• Task prompt
Skip the pictures. Reproduce all other material exactly.

%%

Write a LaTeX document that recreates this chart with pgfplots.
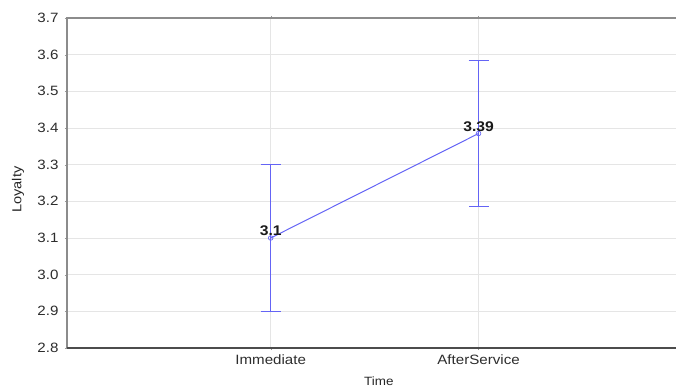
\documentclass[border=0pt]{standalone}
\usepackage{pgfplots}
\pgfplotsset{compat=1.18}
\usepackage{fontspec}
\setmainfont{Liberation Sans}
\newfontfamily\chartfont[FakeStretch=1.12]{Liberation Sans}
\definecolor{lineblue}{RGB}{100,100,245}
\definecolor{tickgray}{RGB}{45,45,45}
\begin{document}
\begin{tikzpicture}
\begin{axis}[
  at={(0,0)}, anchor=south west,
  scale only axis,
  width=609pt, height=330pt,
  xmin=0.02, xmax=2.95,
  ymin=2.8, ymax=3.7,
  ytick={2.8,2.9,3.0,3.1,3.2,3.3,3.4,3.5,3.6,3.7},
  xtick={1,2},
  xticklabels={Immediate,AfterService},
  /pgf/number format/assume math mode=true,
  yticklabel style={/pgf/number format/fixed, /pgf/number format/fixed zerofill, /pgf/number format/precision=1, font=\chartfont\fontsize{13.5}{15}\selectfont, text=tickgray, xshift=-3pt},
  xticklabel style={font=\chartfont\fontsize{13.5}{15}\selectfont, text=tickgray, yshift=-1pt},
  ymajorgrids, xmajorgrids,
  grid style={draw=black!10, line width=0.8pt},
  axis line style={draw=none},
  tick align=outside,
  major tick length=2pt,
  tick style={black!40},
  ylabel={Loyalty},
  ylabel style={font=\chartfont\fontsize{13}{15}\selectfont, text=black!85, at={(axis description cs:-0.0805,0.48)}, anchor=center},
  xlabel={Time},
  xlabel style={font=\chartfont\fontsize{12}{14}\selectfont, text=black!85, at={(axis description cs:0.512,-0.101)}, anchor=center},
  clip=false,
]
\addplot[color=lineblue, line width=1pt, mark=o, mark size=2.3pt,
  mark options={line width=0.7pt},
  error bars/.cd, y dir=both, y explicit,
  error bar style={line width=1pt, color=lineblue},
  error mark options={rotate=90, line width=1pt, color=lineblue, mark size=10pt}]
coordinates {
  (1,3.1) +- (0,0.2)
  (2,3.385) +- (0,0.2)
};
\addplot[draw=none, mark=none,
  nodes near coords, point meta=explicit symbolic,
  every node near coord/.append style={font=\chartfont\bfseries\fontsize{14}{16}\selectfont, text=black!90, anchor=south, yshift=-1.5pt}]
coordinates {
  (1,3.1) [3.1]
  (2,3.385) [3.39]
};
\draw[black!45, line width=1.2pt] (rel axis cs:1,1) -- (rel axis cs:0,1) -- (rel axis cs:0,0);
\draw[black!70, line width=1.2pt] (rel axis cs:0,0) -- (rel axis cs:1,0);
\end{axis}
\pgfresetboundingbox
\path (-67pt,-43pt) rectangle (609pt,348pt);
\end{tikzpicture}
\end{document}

%%

• Exercise answer
Write a LaTeX document that recreates this chart with pgfplots.
\documentclass[border=0pt]{standalone}
\usepackage{pgfplots}
\pgfplotsset{compat=1.18}
\usepackage{fontspec}
\setmainfont{Liberation Sans}
\newfontfamily\chartfont[FakeStretch=1.12]{Liberation Sans}
\definecolor{lineblue}{RGB}{100,100,245}
\definecolor{tickgray}{RGB}{45,45,45}
\begin{document}
\begin{tikzpicture}
\begin{axis}[
  at={(0,0)}, anchor=south west,
  scale only axis,
  width=609pt, height=330pt,
  xmin=0.02, xmax=2.95,
  ymin=2.8, ymax=3.7,
  ytick={2.8,2.9,3.0,3.1,3.2,3.3,3.4,3.5,3.6,3.7},
  xtick={1,2},
  xticklabels={Immediate,AfterService},
  /pgf/number format/assume math mode=true,
  yticklabel style={/pgf/number format/fixed, /pgf/number format/fixed zerofill, /pgf/number format/precision=1, font=\chartfont\fontsize{13.5}{15}\selectfont, text=tickgray, xshift=-3pt},
  xticklabel style={font=\chartfont\fontsize{13.5}{15}\selectfont, text=tickgray, yshift=-1pt},
  ymajorgrids, xmajorgrids,
  grid style={draw=black!10, line width=0.8pt},
  axis line style={draw=none},
  tick align=outside,
  major tick length=2pt,
  tick style={black!40},
  ylabel={Loyalty},
  ylabel style={font=\chartfont\fontsize{13}{15}\selectfont, text=black!85, at={(axis description cs:-0.0805,0.48)}, anchor=center},
  xlabel={Time},
  xlabel style={font=\chartfont\fontsize{12}{14}\selectfont, text=black!85, at={(axis description cs:0.512,-0.101)}, anchor=center},
  clip=false,
]
\addplot[color=lineblue, line width=1pt, mark=o, mark size=2.3pt,
  mark options={line width=0.7pt},
  error bars/.cd, y dir=both, y explicit,
  error bar style={line width=1pt, color=lineblue},
  error mark options={rotate=90, line width=1pt, color=lineblue, mark size=10pt}]
coordinates {
  (1,3.1) +- (0,0.2)
  (2,3.385) +- (0,0.2)
};
\addplot[draw=none, mark=none,
  nodes near coords, point meta=explicit symbolic,
  every node near coord/.append style={font=\chartfont\bfseries\fontsize{14}{16}\selectfont, text=black!90, anchor=south, yshift=-1.5pt}]
coordinates {
  (1,3.1) [3.1]
  (2,3.385) [3.39]
};
\draw[black!45, line width=1.2pt] (rel axis cs:1,1) -- (rel axis cs:0,1) -- (rel axis cs:0,0);
\draw[black!70, line width=1.2pt] (rel axis cs:0,0) -- (rel axis cs:1,0);
\end{axis}
\pgfresetboundingbox
\path (-67pt,-43pt) rectangle (609pt,348pt);
\end{tikzpicture}
\end{document}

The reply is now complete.